Her career progression has been steady and exploratory, as she has never been one to get too comfortable. Other than chasing knowledge and information persistently, she is aggressive in seeing positive change in the projects that she is involved in.
“At the time (a) position at Nokia opened up, they needed someone who could speak French. I hadn’t gotten into communications yet, but with French being my speciality, the most important requirement had been met,” she says about getting into the communications and public relations space when she joined the telecommunications company as a Communications Manager for East and Central Africa.
She then underwent training and certifications for Communications and PR and was ready to dive into the field despite critics worrying that she would not be able to hack it.
“When I made the decision to leave USIU, my colleagues were concerned about how I would handle the career change, and they even offered to hold my position for me to return should I ever need to.”
But it was all systems go onto the new role, and after learning the communications bit of it all, she was proving new colleagues who might have wondered if she would survive in the corporate world wrong.
“A major milestone was my advocacy for the removal of VAT on mobile phones, so as to increase their penetration in the market. At the time, we didn’t have a policy person for East and Central Africa, which was my focus region,” she says.

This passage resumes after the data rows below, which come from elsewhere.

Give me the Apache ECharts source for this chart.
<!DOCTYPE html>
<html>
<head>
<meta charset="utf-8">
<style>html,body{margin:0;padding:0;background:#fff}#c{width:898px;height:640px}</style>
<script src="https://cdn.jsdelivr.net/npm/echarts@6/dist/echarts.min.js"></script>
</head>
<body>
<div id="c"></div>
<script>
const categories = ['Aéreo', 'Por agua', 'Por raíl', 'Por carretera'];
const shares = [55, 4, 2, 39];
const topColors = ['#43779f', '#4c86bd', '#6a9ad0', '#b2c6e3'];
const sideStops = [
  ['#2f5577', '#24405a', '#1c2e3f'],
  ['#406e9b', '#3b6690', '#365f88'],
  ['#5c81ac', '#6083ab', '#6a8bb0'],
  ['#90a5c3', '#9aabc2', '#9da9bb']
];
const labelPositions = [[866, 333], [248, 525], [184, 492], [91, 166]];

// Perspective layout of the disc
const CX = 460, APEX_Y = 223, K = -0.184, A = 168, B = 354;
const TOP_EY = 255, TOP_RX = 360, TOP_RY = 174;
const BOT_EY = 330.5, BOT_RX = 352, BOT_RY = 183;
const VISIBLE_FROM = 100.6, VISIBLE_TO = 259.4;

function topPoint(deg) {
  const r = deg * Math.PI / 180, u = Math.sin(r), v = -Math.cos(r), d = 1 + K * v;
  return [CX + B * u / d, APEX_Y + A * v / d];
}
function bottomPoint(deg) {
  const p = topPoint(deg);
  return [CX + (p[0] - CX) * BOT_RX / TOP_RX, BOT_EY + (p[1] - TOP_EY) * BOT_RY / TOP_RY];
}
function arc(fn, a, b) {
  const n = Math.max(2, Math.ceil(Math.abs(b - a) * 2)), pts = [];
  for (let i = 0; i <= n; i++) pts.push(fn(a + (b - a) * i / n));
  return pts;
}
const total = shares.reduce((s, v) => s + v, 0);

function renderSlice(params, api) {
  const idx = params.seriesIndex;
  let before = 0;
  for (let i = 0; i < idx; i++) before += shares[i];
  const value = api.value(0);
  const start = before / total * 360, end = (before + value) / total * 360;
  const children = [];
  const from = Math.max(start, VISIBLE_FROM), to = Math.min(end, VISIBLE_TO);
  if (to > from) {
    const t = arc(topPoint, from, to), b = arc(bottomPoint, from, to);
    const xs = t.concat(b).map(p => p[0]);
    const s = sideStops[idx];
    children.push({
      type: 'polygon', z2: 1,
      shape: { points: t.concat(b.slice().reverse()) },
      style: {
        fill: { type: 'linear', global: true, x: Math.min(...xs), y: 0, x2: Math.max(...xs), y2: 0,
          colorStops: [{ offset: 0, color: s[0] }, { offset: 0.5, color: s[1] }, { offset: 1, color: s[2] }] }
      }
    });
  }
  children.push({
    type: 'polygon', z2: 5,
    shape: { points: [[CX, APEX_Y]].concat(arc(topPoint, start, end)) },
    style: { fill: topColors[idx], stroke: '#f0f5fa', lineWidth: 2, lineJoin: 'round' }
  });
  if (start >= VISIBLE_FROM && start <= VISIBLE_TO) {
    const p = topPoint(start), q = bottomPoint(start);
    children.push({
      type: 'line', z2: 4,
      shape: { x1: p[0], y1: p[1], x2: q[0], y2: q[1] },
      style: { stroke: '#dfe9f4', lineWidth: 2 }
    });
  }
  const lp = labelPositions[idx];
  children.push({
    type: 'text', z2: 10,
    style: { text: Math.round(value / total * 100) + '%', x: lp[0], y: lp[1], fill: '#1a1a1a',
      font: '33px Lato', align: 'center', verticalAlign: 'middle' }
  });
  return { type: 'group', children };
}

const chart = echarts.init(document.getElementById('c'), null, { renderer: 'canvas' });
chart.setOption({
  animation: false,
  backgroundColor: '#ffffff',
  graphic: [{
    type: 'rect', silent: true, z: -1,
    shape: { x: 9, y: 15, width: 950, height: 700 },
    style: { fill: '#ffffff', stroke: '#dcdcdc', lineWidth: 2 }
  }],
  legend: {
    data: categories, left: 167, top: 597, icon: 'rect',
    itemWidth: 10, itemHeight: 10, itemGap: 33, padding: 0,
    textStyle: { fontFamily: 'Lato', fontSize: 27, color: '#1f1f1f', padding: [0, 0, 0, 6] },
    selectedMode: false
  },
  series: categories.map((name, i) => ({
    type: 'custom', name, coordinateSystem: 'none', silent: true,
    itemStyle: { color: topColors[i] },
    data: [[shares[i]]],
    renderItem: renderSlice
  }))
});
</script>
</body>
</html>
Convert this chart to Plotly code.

“There was a need to give more Africans access to smartphones to increase their interaction with the internet. The cost of smartphones was limited by how many people actually had access to them. When the smartphones landed, we saw how much they were costing and so I thought, why don’t we lobby in Cameroon, Tanzania, Kenya, and Uganda, and have VAT removed to make them more affordable and increase internet penetration?”
It was outside her job description, but she was relentless, and the fruits of her efforts can be seen to date.
In 2021, she broke down her VAT on mobile phone advocacy down in an interview with Fuzu, a recruitment firm.
“I knew that the Permanent Secretary for Information and Communication (2005 - 2013), Dr. Bitange Ndemo valued technology and so I reached out to him and shared my proposal,” she said.
Dorothy added: “He advised that I rally the media to get more attention from the public and other stakeholders. Dr Ndemo was monumental in supporting the proposal. With the support of my country director, we worked with other phone manufacturers such as LG to join us in the lobbying and it was covered passionately in the media.”
“In June 2008 when the Minister of Finance, who at the time was our President H. E. Uhuru Kenyatta read the budget, and we all tuned in and listened carefully. Finally, he announced the zero-rating of mobile phones in Kenya. Oh my, it was such an incredible win. Six months later, we saw a huge uptake in smartphones as they were now affordable to Kenyans.”
We also talk about Dorothy’s passion for tech. She points out some of the emerging issues in the industry, highlighting artificial intelligence as one of the subjects the industry should keep its eye on.
“People need to pay attention to AI and how it is evolving, how it’s affecting news and media. How can publishers use AI to enhance the work that they do?” she poses.
“AI has multiple uses, whether it’s in detecting issues on websites or it is being used to enhance the interaction between you and your audience. Businesses can take up and execute AI models that have been tried before.”
She says that another emerging issue in tech is breaking down that fear that many people have - the fear of technology. She says if they can be educated on how to use it, and if tech can be demystified, that will open up new opportunities for the industry.
Now at Google, Dorothy is a busy woman, whose days are characterised by back-to-back meetings and engagements.
“I get home and sit down on the carpet, quietly,” she says about unwinding.
“It is about being centred, still, and living in that moment. Not thinking about that day or the future, but being completely present. I practice deep breathing and take an hour just to do that,” she says and agrees that it is something like meditation.
She also has a close relationship with God, and her mornings before work and exercise see her reading the bible and having reflective moments in prayer.
Dorothy laughs that hearty laughter when I ask about her love life, and she reflects on a 2014 interview with Parents Magazine where she spoke about marriage and divorce.
“How do you feel now? Are you still a romantic?” I probe.
“I am definitely still a romantic. But I would say that I am very happy with myself. I’m an extrovert, introvert and in my job, I am very extroverted. I need space to come to me. At the moment I’m husband-free by choice, but if the right one comes, they can meet me up here.”